I once started off with the assumption that an added node is closely
tied to its immediate parent, but found things to go otherwise. Some
discussions (mis?)led me to believe that an added node should actually
be handled as independently as possible from the node under which it
was added... i.e. rather once-off note all info from the parent during
'svn add', after which the added subtree is 'autonomous' and does not
need to query the op-root's parent anymore.

If you switch a folder --depth=empy, it can make sense to the human
mind to not switch added child nodes along. It's explicitly
--depth=empty after all.

Other than that, I actually favour letting added subtrees stick to
their immediate parent until commit. For tree-conflicts info, this
enables obtaining a
revision-at-which-this-added-node-is-known-to-not-have-existed without
introducing an explicit field in the ng-WORKING tree node.

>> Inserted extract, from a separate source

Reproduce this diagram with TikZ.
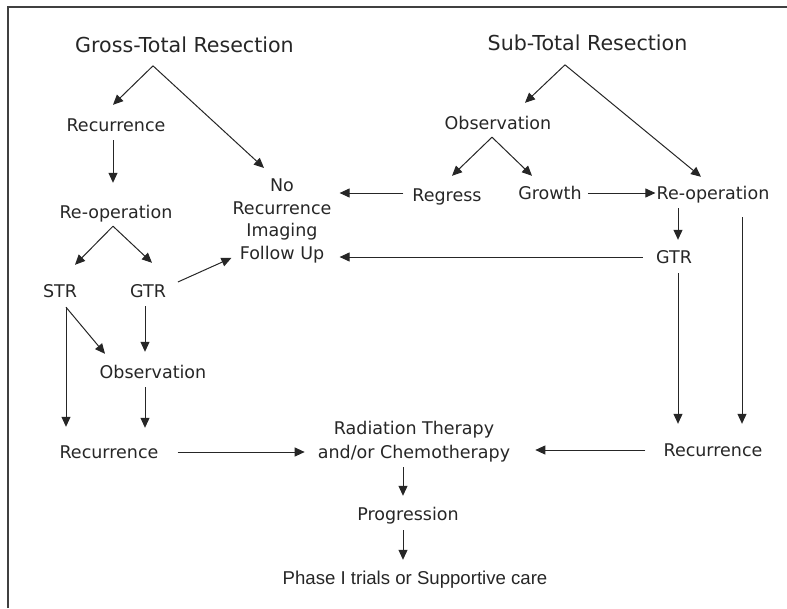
\documentclass[tikz,border=0pt]{standalone}
\usepackage{fontspec}
\setmainfont{DejaVu Sans}
\newfontfamily\helv{Liberation Sans}
\usetikzlibrary{arrows.meta,calc}

\begin{document}
\begin{tikzpicture}[x=1pt,y=-1pt]
\tikzstyle{lbl}=[inner sep=0pt,text=black!85,font=\fontsize{17.5}{22.7}\selectfont]
\tikzstyle{box}=[lbl,text height=13pt,text depth=4pt]
\tikzstyle{title}=[inner sep=0pt,text=black!85,text height=15.5pt,text depth=4.8pt,font=\fontsize{20.6}{24}\selectfont]
\tikzstyle{arr}=[-{Triangle[length=10pt,width=9pt]},line width=1pt,black!85]

\useasboundingbox (0,0) rectangle (787,608);
\draw[line width=1.4pt,black!75] (8,608) -- (8,7) -- (787,7);

% gross-total side
\node[title] (gtr0) at (184.5,47) {Gross-Total Resection};
\node[box] (rec1) at (116,127) {Recurrence};
\node[box] (reop1) at (116,214) {Re-operation};
\node[box] (str1) at (60,293) {STR};
\node[box] (gtr1) at (148,293) {GTR};
\node[box] (obs1) at (153,374) {Observation};
\node[box] (rec2) at (109,454) {Recurrence};
\node[lbl,align=center] (norec) at (282,221) {No\\Recurrence\\Imaging\\Follow Up};

% sub-total side
\node[title] (str0) at (587.5,45) {Sub-Total Resection};
\node[box] (obs2) at (498,125) {Observation};
\node[box] (regr) at (447,197) {Regress};
\node[box] (grow) at (550,195) {Growth};
\node[box] (reop2) at (713,195) {Re-operation};
\node[box] (gtr2) at (674,259) {GTR};
\node[box] (rec3) at (713,452) {Recurrence};

% common end
\node[lbl,align=center,font=\fontsize{17.5}{24}\selectfont] (rt) at (414,442) {Radiation Therapy\\and/or Chemotherapy};
\node[box] (prog) at (408,516) {Progression};
\node[box,font=\helv\fontsize{18.6}{22}\selectfont] (phase) at (415,580) {Phase I trials or Supportive care};

\coordinate (gtra) at ($(gtr0.south)+(-31.5,8.5)$);
\coordinate (stra) at ($(str0.south)+(-22.5,9.5)$);
\coordinate (reopa) at ($(reop1.south)+(-3,3.5)$);
\coordinate (obsa) at ($(obs2.south)+(-6,3.5)$);

\draw[arr] (gtra) -- ($(rec1.north)+(-3,-13.5)$);
\draw[arr] (gtra) -- ($(norec.north)+(-18,-10.6)$);
\draw[arr] ($(rec1.south)+(-3,4.5)$) -- ($(reop1.north)+(-3,-22.5)$);
\draw[arr] (reopa) -- ($(str1.north)+(15,-19.5)$);
\draw[arr] (reopa) -- ($(gtr1.north)+(4,-21.5)$);
\draw[arr] ($(gtr1.east)+(11.8,-11)$) -- ($(norec.south west)+(-1,-5.5)$);
\draw[arr] ($(str1.south)+(6,5.5)$) -- ($(rec2.north)+(-43,-18.5)$);
\draw[arr] ($(str1.south)+(6,5.5)$) -- ($(obs1.north)+(-48,-11.5)$);
\draw[arr] ($(gtr1.south)+(-3,4.5)$) -- ($(obs1.north)+(-8,-13.5)$);
\draw[arr] ($(obs1.south)+(-8,4.5)$) -- ($(rec2.north)+(36,-17.5)$);
\draw[arr] ($(rec2.east)+(19,-2)$) -- ($(rt.west)+(-13,10)$);

\draw[arr] (stra) -- ($(obs2.north)+(27,-13.5)$);
\draw[arr] (stra) -- ($(reop2.north)+(-12,-9.5)$);
\draw[arr] (obsa) -- ($(regr.north)+(5,-12.5)$);
\draw[arr] (obsa) -- ($(grow.north)+(-18,-10.5)$);
\draw[arr] ($(regr.west)+(-9,-4)$) -- ($(norec.east)+(8,-28)$);
\draw[arr] ($(grow.east)+(6,-2)$) -- ($(reop2.west)+(-1,-2)$);
\draw[arr] ($(reop2.south)+(-35,4.5)$) -- ($(gtr2.north)+(4,-10.5)$);
\draw[arr] ($(gtr2.west)+(-13,-2)$) -- ($(norec.east)+(8,36)$);
\draw[arr] ($(gtr2.south)+(4,5.5)$) -- ($(rec3.north)+(-35,-19.5)$);
\draw[arr] ($(reop2.south)+(29,13.5)$) -- ($(rec3.north)+(29,-19.5)$);
\draw[arr] ($(rec3.west)+(-18,-2)$) -- ($(rt.east)+(25,8)$);

\draw[arr] ($(rt.south)+(-11,4.5)$) -- ($(prog.north)+(-5,-11.5)$);
\draw[arr] ($(prog.south)+(-5,5.5)$) -- ($(phase.north)+(-12,-11.5)$);
\end{tikzpicture}
\end{document}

I remember Bert arguing against such behaviour, talking of
switched-away parents and <no recall>. I may remember wrongly. But
there *are* problems with --depth:

I want to be able to assume that if the parent of an added node is at
revision X, then the added node's path did not exist in revision X.
However, if a folder has an added subtree, and that folder is updated
--depth=empty, it advances to X+1, technically not bothering with
(added) children. ... is it / will it be verified during that update
that the list of children of that folder does not collide with locally
added nodes?

>
> Any added node has SVN_INVALID_REVNUM. It will not have a revision
> until you commit it. It will not have a repository location until you
> commit it.
>
>> But I'm aware that switch can be destructive (e.g. switching forward
>> and then back often does not result in the same state).
>
> Probably more of that bad wc-1 behavior.

(Especially with tree-conflicts, switching back and forth
non-destructively is probably not something we want to support.)